Liar, Liar Pants on Fire
I first started writing this blog entry a year ago. At that time I had been reading books on addiction recovery and was noticing many similarities in those processes and the work I had been doing to uncover the root of some enduring behaviour patterns that I was wanting to change. As I was doing this deep dive, I came to a startling realization around deception and how it had played out in my thoughts and actions both towards myself and others.
I started to notice how often I have lied to both myself and others throughout my life - saying yes when I meant no, saying no when I wanted to say yes or staying silent when I wanted to speak up. And even little things like saying that I had read, heard, or done something in the throes of a great conversation with someone just so I could create a sense of belonging and feel like I fit in.
This lying was never done vindictively - It was not like a premeditated intent that I came into a situation with. Instead it tended to occur in the moment as a way to connect with whomever I was interacting with, fueled by the fear of being honest causing me to be excluded, or making me a cast out.
I felt deep shame as I came to this realization. When the author talked about how much she had lied I remember thinking that seemed so hard to understand, why on Earth would someone do that....then as the book progressed and some examples were shared I realized I have done the very same thing, and often. Have you ever lied to get out of an invite to do something because it is just so much easier to do that versus telling the truth, that you just aren't able to make it or are not interested? Or have you lied to yourself by attending events that you really didn't want to because you felt that it was the right thing to do or because you didn't know how to say no thank you? Swallowing my feelings has been another way that I have lied - under the guise of being "laid back" I would not share my true thoughts and admit that something was bothering me or that I was not okay with something, I have lied about what I have wanted or not wanted in a relationship, a friendship, at work.

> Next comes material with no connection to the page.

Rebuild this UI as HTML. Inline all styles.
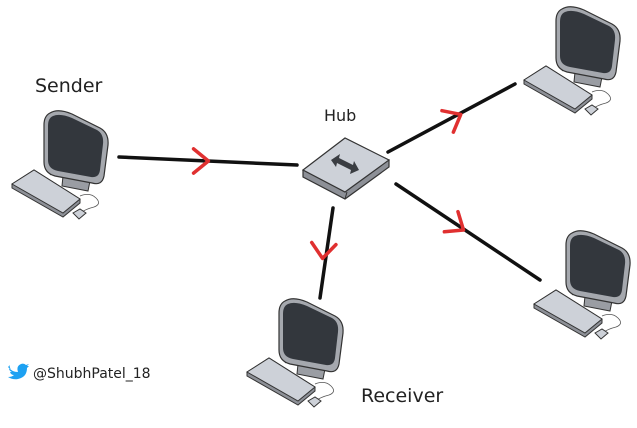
<!DOCTYPE html>
<html><head><meta charset="utf-8"><style>
html,body{margin:0;padding:0;background:#fff;}
svg{display:block}
text{font-family:"Comic Sans MS","DejaVu Sans",sans-serif;fill:#222}
</style></head><body>
<svg width="637" height="428" viewBox="0 0 637 428" xmlns="http://www.w3.org/2000/svg">
<defs>
<g id="pc">
  <path d="M50,175 q8,-6 15,0 q5,4 12,2" fill="none" stroke="#555" stroke-width="0.8"/>
  <path d="M80,196 q10,-4 16,2 q6,6 -2,9 q-8,2 -14,6" fill="none" stroke="#555" stroke-width="0.8"/>
  <path d="M63,176 L90,181 L88,191 L62,186 Z" fill="#9a9da3" stroke="#333" stroke-width="1"/>
  <path d="M50,113 Q58,108 72,114 L100,128 Q109,133 108,145 L104,176 Q102,186 92,183 L55,176 Q44,173 44,162 L44,125 Q44,116 50,113 Z" fill="#a5a8ae" stroke="#333" stroke-width="1.2"/>
  <path d="M53,116 Q60,113 72,118 L97,130 Q104,134 103,144 L100,170 Q99,178 91,177 L58,171 Q48,169 48,160 L48,126 Q48,118 53,116 Z" fill="#33373d"/>
  <path d="M12,184 L34,170 L80,199 L80,203 L63,217 L12,188 Z" fill="#8d9097" stroke="#333" stroke-width="1"/>
  <path d="M12,184 L34,170 L80,199 L63,213 Z" fill="#cdd1d8" stroke="#333" stroke-width="1"/>
  <path d="M73,213 L80,209 L86,213 L79,219 Z" fill="#cdd1d8" stroke="#333" stroke-width="1"/>
</g>
<path id="chev" d="M-7,-9 L4,0 L-7,9" fill="none" stroke="#e03030" stroke-width="2.6" stroke-linecap="round" stroke-linejoin="round"/>
</defs>

<g stroke="#111" stroke-width="3.5" stroke-linecap="round" fill="none">
  <line x1="119" y1="157" x2="297" y2="165"/>
  <line x1="388" y1="152" x2="515" y2="84"/>
  <line x1="396" y1="184" x2="540" y2="280"/>
  <line x1="333" y1="208" x2="320" y2="298"/>
</g>
<use href="#chev" transform="translate(203,161) scale(1.35)"/>
<use href="#chev" transform="translate(456,117) rotate(-28) scale(1.35)"/>
<use href="#chev" transform="translate(459,227) rotate(34) scale(1.35)"/>
<use href="#chev" transform="translate(323,253) rotate(95) scale(1.35)"/>

<use href="#pc"/>
<use href="#pc" transform="translate(512,-104)"/>
<use href="#pc" transform="translate(522,120)"/>
<use href="#pc" transform="translate(235,188)"/>

<path d="M303,170 L303,177 L345,199 L389,167 L389,160 Z" fill="#8d9097" stroke="#333" stroke-width="1.2"/>
<path d="M303,170 L345,138 L389,160 L345,192 Z" fill="#cdd1d8" stroke="#333" stroke-width="1.2"/>
<path d="M347,192 L345,199" stroke="#333" stroke-width="1"/>
<path d="M331,160 L340,154 L339,158 L353,165 L354,161 L359,170 L350,174 L351,170 L337,163 L336,167 Z" fill="#3a3d42"/>

<text x="35" y="92" font-size="19">Sender</text>
<text x="324" y="121" font-size="16">Hub</text>
<text x="361" y="402" font-size="19">Receiver</text>
<text x="33" y="378" font-size="14">@ShubhPatel_18</text>
<path d="M8,367 q4,5 10,5 q-2,-6 3,-8 q3,-1 5,1 l3,-1 l-2,2 l2,0 l-2,2 q0,9 -9,11 q-5,1 -10,-2 q4,0 6,-2 q-3,0 -4,-3 l2,0 q-3,-1 -3,-4 l2,1 q-2,-2 -1,-4 Z" fill="#1da1f2"/>
</svg>
</body></html>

This may feel like a confession, and that is not really the purpose of my sharing. I wanted to share because I know that I am not alone in this practice. I feel like it happens more than we care to admit and is often partnered with a deep need to people please and a need to live up to internal and external expectations. I wanted to provide an opportunity for others who may also recognize this behaviour in themselves to feel seen. When I allowed myself to admit that I, too had been deceitful I felt a deep sense of shame. The message in my head was "but I am a good person...how can this be?" What I decided was that although I am not proud of this pattern, I was not going to punish myself for it. Instead I decided to become more aware and stop before I speak to ensure I am speaking authentically about how I feel.
These misrepresentations have hurt me over the years in many ways, and at times may have hurt others as they have not been able to know me as I truly am, and for who I truly am. While I cannot change what has already taken place, I can carry this awareness forward as I learn to stand comfortably in what I know to be my truth.